Structural evolution of the Achnashellach Culmination, southern Moine Thrust Belt: testing the duplex model

Abstract The Achnashellach Culmination is one of the major structures of the Moine Thrust Belt. As with other culminations in the belt, it is formed by a stack of imbricate thrusts. Up to 1 km of Torridon Group sediments, together with a further 200–250 m of Cambrian strata, are repeated up to 10 times, but with ramp-on-ramp thrust geometries. Thus structural thickening was chiefly achieved by thick thrust sheets with individually and aggregated displacements that are substantially lower than elsewhere in the thrust belt. The culmination is limited on its flanks by lateral ramps that climb section out of Torridon Group and up into Cambrian strata. To the north the imbricate thrusts may be deduced to branch onto the major Kinlochewe Thrust. To the south the imbricates are represented only by stacked Durness Limestone. The northward-climbing lateral ramp coincides with a major Precambrian structure, the Loch Maree Fault, which controls the thickness of Torridonian strata preserved beneath the sub-Cambrian unconformity, a rare example of basement influence on thrust system geometry within the Moine Thrust Belt. The imbricates of the Achnashellach Culmination show back-steepening and have bulged up the overriding Kishorn and Kinlochewe thrust sheets.

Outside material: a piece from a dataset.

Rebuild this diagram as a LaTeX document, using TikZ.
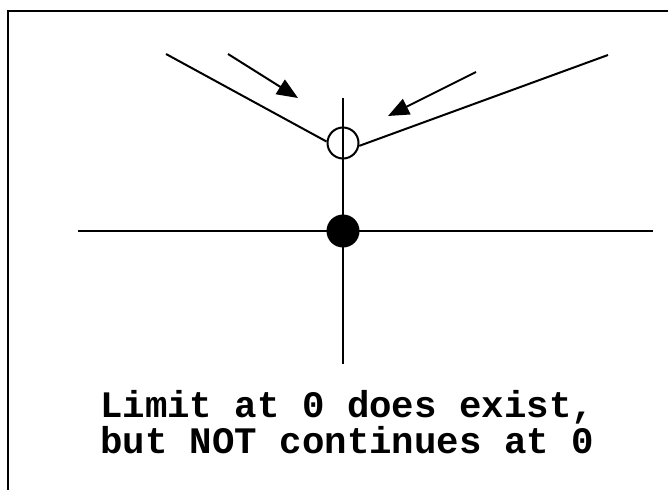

However, these structurally higher level tectonic units slice across imbricate structures in their footwalls. Elsewhere high-level thrusts are folded by some parts of underlying imbricates. Collectively these relationships are not compatible with classical duplex models. They are explained better by models of quasi-synchronous slip on imbricate thrusts. Discordant relationships beneath major thrust sheets, including those that cut down stratigraphic section in the transport direction, can be explained by such models without necessitating low-angle extensional faulting within the thrust belt.